Instructions for the task: Skip the pictures. Reproduce all other material exactly.

----------------

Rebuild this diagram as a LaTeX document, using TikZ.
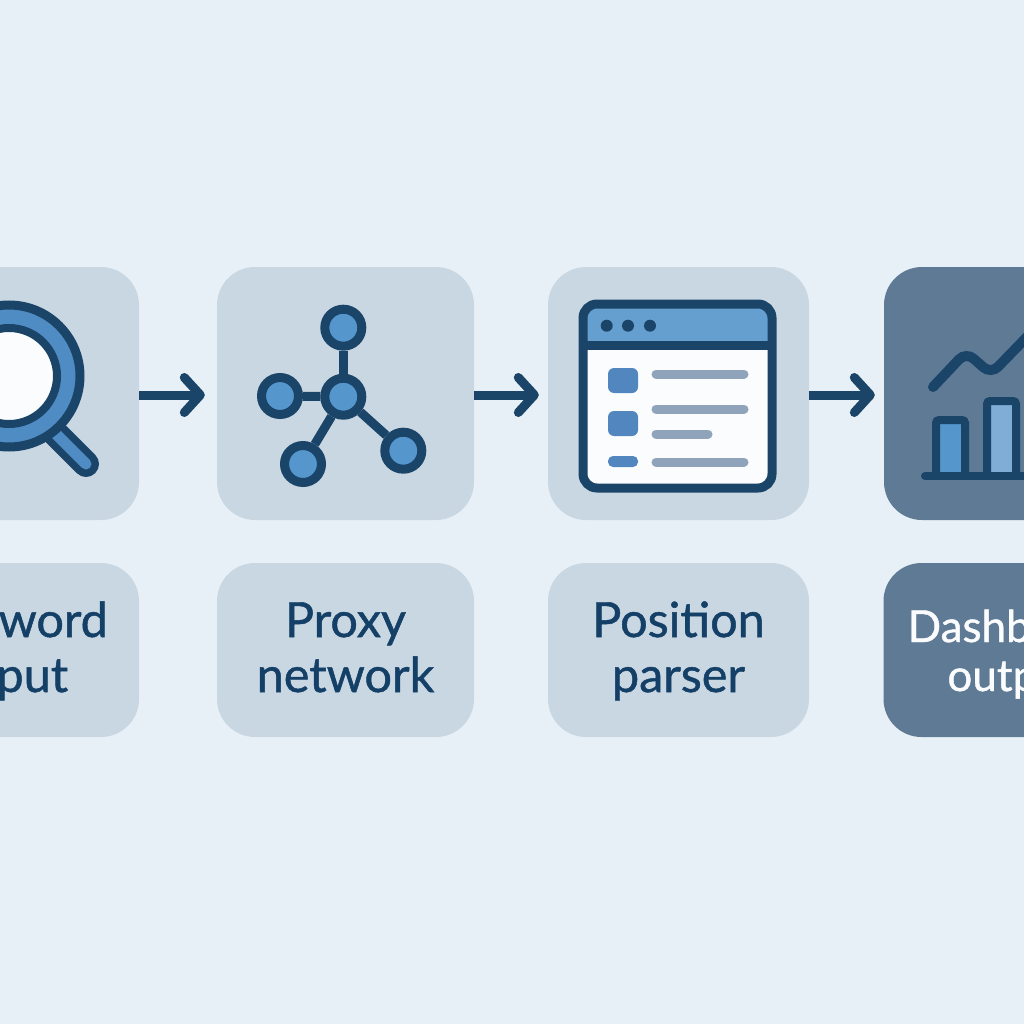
\documentclass[tikz,border=0pt]{standalone}
\usepackage{fontspec}
\setmainfont[FakeBold=1.0]{Lato}
\usetikzlibrary{arrows.meta}
\definecolor{pagebg}{HTML}{E8F0F7}
\definecolor{panelbg}{HTML}{C9D7E3}
\definecolor{paneldark}{HTML}{5F7A94}
\definecolor{inkblue}{HTML}{1B4469}
\definecolor{textblue}{HTML}{143F66}
\definecolor{lensblue}{HTML}{4F8CC4}
\definecolor{nodeblue}{HTML}{5596CC}
\definecolor{headblue}{HTML}{659FCF}
\definecolor{barlight}{HTML}{7FADD6}
\definecolor{rowblue}{HTML}{5286BF}
\definecolor{rowgrey}{HTML}{8FA3BA}
\definecolor{sheet}{HTML}{FBFCFE}
\newcommand{\tagtop}{\rule{0pt}{40pt}}
\newcommand{\taglow}{\rule[-11pt]{0pt}{11pt}}
\begin{document}
\begin{tikzpicture}[x=1pt,y=1pt,
        panel/.style={rectangle,rounded corners=38pt,fill=panelbg,minimum width=258pt,minimum height=253pt,inner sep=0pt},
        tag/.style={rectangle,rounded corners=38pt,fill=panelbg,minimum width=258pt,minimum height=174pt,inner sep=0pt,
                align=center,text=textblue,font=\fontsize{48.5}{55}\selectfont},
        hub/.style={circle,draw=inkblue,fill=nodeblue,line width=9pt,minimum size=37pt,inner sep=0pt},
        flow/.style={draw=inkblue,line width=9pt,-{Straight Barb[length=16pt,width=35pt,round]}},
        spoke/.style={draw=inkblue,line width=9pt},
        row/.style={rowgrey,line width=9pt,line cap=round}]
        \clip (0,0) rectangle (1024,-1024);
        \fill [pagebg] (0,0) rectangle (1024,-1024);
        % top row
        \draw (10,-393.5) node (keybox) [panel] {};
        \draw (345.5,-393.5) node (proxybox) [panel,minimum width=257pt] {};
        \draw (678.5,-393.5) node (parserbox) [panel,minimum width=261pt] {};
        \draw (1013,-393.5) node (dashbox) [panel,fill=paneldark] {};
        % bottom row
        \draw (13,-650) node (keytag) [tag,minimum width=252pt] {\tagtop Keyword\\input\taglow};
        \draw (345.5,-650) node (proxytag) [tag,minimum width=257pt] {\tagtop Proxy\\network\taglow};
        \draw (678.5,-650) node (parsertag) [tag,minimum width=261pt] {\tagtop Position\\parser\taglow};
        \draw (1012.5,-650) node (dashtag) [tag,fill=paneldark,text=sheet,font=\fontsize{44}{49}\selectfont] {\rule{0pt}{42pt}Dashboard\\output\rule[-9pt]{0pt}{9pt}};
        % arrows
        \draw [flow,shorten >=12pt] ([yshift=-1.5pt]keybox.east) -- ([yshift=-1.5pt]proxybox.west);
        \draw [flow,shorten >=9pt] ([yshift=-1.5pt]proxybox.east) -- ([yshift=-1.5pt]parserbox.west);
        \draw [flow,shorten >=9pt] ([yshift=-1.5pt]parserbox.east) -- ([yshift=-1.5pt]dashbox.west);
        % magnifier
        \draw [inkblue,line width=26pt,line cap=round] (50,-428) -- (86,-464);
        \draw [lensblue,line width=11pt,line cap=round] (50,-428) -- (86,-464);
        \draw [inkblue,fill=lensblue,line width=9pt] (9,-376) circle (71);
        \draw [inkblue,fill=sheet,line width=8pt] (9,-376) circle (48);
        % network
        \draw (343.3,-396.7) node (nethub) [hub] {};
        \draw (343.3,-327.7) node (nettop) [hub] {};
        \draw (280,-396) node (netleft) [hub] {};
        \draw (303,-464) node (netlow) [hub] {};
        \draw (403.3,-450.7) node (netright) [hub] {};
        \draw [spoke] (nethub) -- (nettop);
        \draw [spoke] (nethub) -- (netleft);
        \draw [spoke] (nethub) -- (netlow);
        \draw [spoke] (nethub) -- (netright);
        % window
        \fill [sheet,rounded corners=14pt] (583,-304) rectangle (772,-488);
        \fill [headblue,rounded corners=14pt] (583,-304) -- (772,-304) -- (772,-345) -- (583,-345) -- cycle;
        \fill [headblue] (583,-325) rectangle (772,-345);
        \draw [inkblue,line width=9pt,rounded corners=14pt] (583,-304) rectangle (772,-488);
        \draw [inkblue,line width=9pt] (583,-345) -- (772,-345);
        \fill [inkblue] (606.7,-325.7) circle (6);
        \fill [inkblue] (628,-325.7) circle (6);
        \fill [inkblue] (650,-325.7) circle (6);
        \fill [rowblue,rounded corners=6pt] (608,-368) rectangle (638,-393);
        \fill [rowblue,rounded corners=6pt] (608,-411) rectangle (638,-436);
        \fill [rowblue,rounded corners=5pt] (608,-456) rectangle (638,-467);
        \draw [row] (656,-374) -- (744,-374);
        \draw [row] (656,-409) -- (744,-409);
        \draw [row] (656,-434) -- (708,-434);
        \draw [row] (656,-462) -- (744,-462);
        % chart
        \draw [inkblue,line width=10pt,line cap=round,rounded corners=10pt] (933,-387) -- (966,-352) -- (991,-374) -- (1040,-323.5);
        \draw [inkblue,fill=nodeblue,line width=8pt,rounded corners=3pt] (936,-476) -- (936,-420) -- (965,-420) -- (965,-476);
        \draw [inkblue,fill=barlight,line width=8pt,rounded corners=3pt] (987,-476) -- (987,-401) -- (1016,-401) -- (1016,-476);
        \draw [inkblue,line width=8pt,line cap=round] (925,-476) -- (1040,-476);
        \end{tikzpicture}
\end{document}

----------------

Solution below:
Rebuild this diagram as a LaTeX document, using TikZ.
\documentclass[tikz,border=0pt]{standalone}
\usepackage{fontspec}
\setmainfont[FakeBold=1.0]{Lato}
\usetikzlibrary{arrows.meta}
\definecolor{pagebg}{HTML}{E8F0F7}
\definecolor{panelbg}{HTML}{C9D7E3}
\definecolor{paneldark}{HTML}{5F7A94}
\definecolor{inkblue}{HTML}{1B4469}
\definecolor{textblue}{HTML}{143F66}
\definecolor{lensblue}{HTML}{4F8CC4}
\definecolor{nodeblue}{HTML}{5596CC}
\definecolor{headblue}{HTML}{659FCF}
\definecolor{barlight}{HTML}{7FADD6}
\definecolor{rowblue}{HTML}{5286BF}
\definecolor{rowgrey}{HTML}{8FA3BA}
\definecolor{sheet}{HTML}{FBFCFE}
\newcommand{\tagtop}{\rule{0pt}{40pt}}
\newcommand{\taglow}{\rule[-11pt]{0pt}{11pt}}
\begin{document}
\begin{tikzpicture}[x=1pt,y=1pt,
        panel/.style={rectangle,rounded corners=38pt,fill=panelbg,minimum width=258pt,minimum height=253pt,inner sep=0pt},
        tag/.style={rectangle,rounded corners=38pt,fill=panelbg,minimum width=258pt,minimum height=174pt,inner sep=0pt,
                align=center,text=textblue,font=\fontsize{48.5}{55}\selectfont},
        hub/.style={circle,draw=inkblue,fill=nodeblue,line width=9pt,minimum size=37pt,inner sep=0pt},
        flow/.style={draw=inkblue,line width=9pt,-{Straight Barb[length=16pt,width=35pt,round]}},
        spoke/.style={draw=inkblue,line width=9pt},
        row/.style={rowgrey,line width=9pt,line cap=round}]
        \clip (0,0) rectangle (1024,-1024);
        \fill [pagebg] (0,0) rectangle (1024,-1024);
        % top row
        \draw (10,-393.5) node (keybox) [panel] {};
        \draw (345.5,-393.5) node (proxybox) [panel,minimum width=257pt] {};
        \draw (678.5,-393.5) node (parserbox) [panel,minimum width=261pt] {};
        \draw (1013,-393.5) node (dashbox) [panel,fill=paneldark] {};
        % bottom row
        \draw (13,-650) node (keytag) [tag,minimum width=252pt] {\tagtop Keyword\\input\taglow};
        \draw (345.5,-650) node (proxytag) [tag,minimum width=257pt] {\tagtop Proxy\\network\taglow};
        \draw (678.5,-650) node (parsertag) [tag,minimum width=261pt] {\tagtop Position\\parser\taglow};
        \draw (1012.5,-650) node (dashtag) [tag,fill=paneldark,text=sheet,font=\fontsize{44}{49}\selectfont] {\rule{0pt}{42pt}Dashboard\\output\rule[-9pt]{0pt}{9pt}};
        % arrows
        \draw [flow,shorten >=12pt] ([yshift=-1.5pt]keybox.east) -- ([yshift=-1.5pt]proxybox.west);
        \draw [flow,shorten >=9pt] ([yshift=-1.5pt]proxybox.east) -- ([yshift=-1.5pt]parserbox.west);
        \draw [flow,shorten >=9pt] ([yshift=-1.5pt]parserbox.east) -- ([yshift=-1.5pt]dashbox.west);
        % magnifier
        \draw [inkblue,line width=26pt,line cap=round] (50,-428) -- (86,-464);
        \draw [lensblue,line width=11pt,line cap=round] (50,-428) -- (86,-464);
        \draw [inkblue,fill=lensblue,line width=9pt] (9,-376) circle (71);
        \draw [inkblue,fill=sheet,line width=8pt] (9,-376) circle (48);
        % network
        \draw (343.3,-396.7) node (nethub) [hub] {};
        \draw (343.3,-327.7) node (nettop) [hub] {};
        \draw (280,-396) node (netleft) [hub] {};
        \draw (303,-464) node (netlow) [hub] {};
        \draw (403.3,-450.7) node (netright) [hub] {};
        \draw [spoke] (nethub) -- (nettop);
        \draw [spoke] (nethub) -- (netleft);
        \draw [spoke] (nethub) -- (netlow);
        \draw [spoke] (nethub) -- (netright);
        % window
        \fill [sheet,rounded corners=14pt] (583,-304) rectangle (772,-488);
        \fill [headblue,rounded corners=14pt] (583,-304) -- (772,-304) -- (772,-345) -- (583,-345) -- cycle;
        \fill [headblue] (583,-325) rectangle (772,-345);
        \draw [inkblue,line width=9pt,rounded corners=14pt] (583,-304) rectangle (772,-488);
        \draw [inkblue,line width=9pt] (583,-345) -- (772,-345);
        \fill [inkblue] (606.7,-325.7) circle (6);
        \fill [inkblue] (628,-325.7) circle (6);
        \fill [inkblue] (650,-325.7) circle (6);
        \fill [rowblue,rounded corners=6pt] (608,-368) rectangle (638,-393);
        \fill [rowblue,rounded corners=6pt] (608,-411) rectangle (638,-436);
        \fill [rowblue,rounded corners=5pt] (608,-456) rectangle (638,-467);
        \draw [row] (656,-374) -- (744,-374);
        \draw [row] (656,-409) -- (744,-409);
        \draw [row] (656,-434) -- (708,-434);
        \draw [row] (656,-462) -- (744,-462);
        % chart
        \draw [inkblue,line width=10pt,line cap=round,rounded corners=10pt] (933,-387) -- (966,-352) -- (991,-374) -- (1040,-323.5);
        \draw [inkblue,fill=nodeblue,line width=8pt,rounded corners=3pt] (936,-476) -- (936,-420) -- (965,-420) -- (965,-476);
        \draw [inkblue,fill=barlight,line width=8pt,rounded corners=3pt] (987,-476) -- (987,-401) -- (1016,-401) -- (1016,-476);
        \draw [inkblue,line width=8pt,line cap=round] (925,-476) -- (1040,-476);
        \end{tikzpicture}
\end{document}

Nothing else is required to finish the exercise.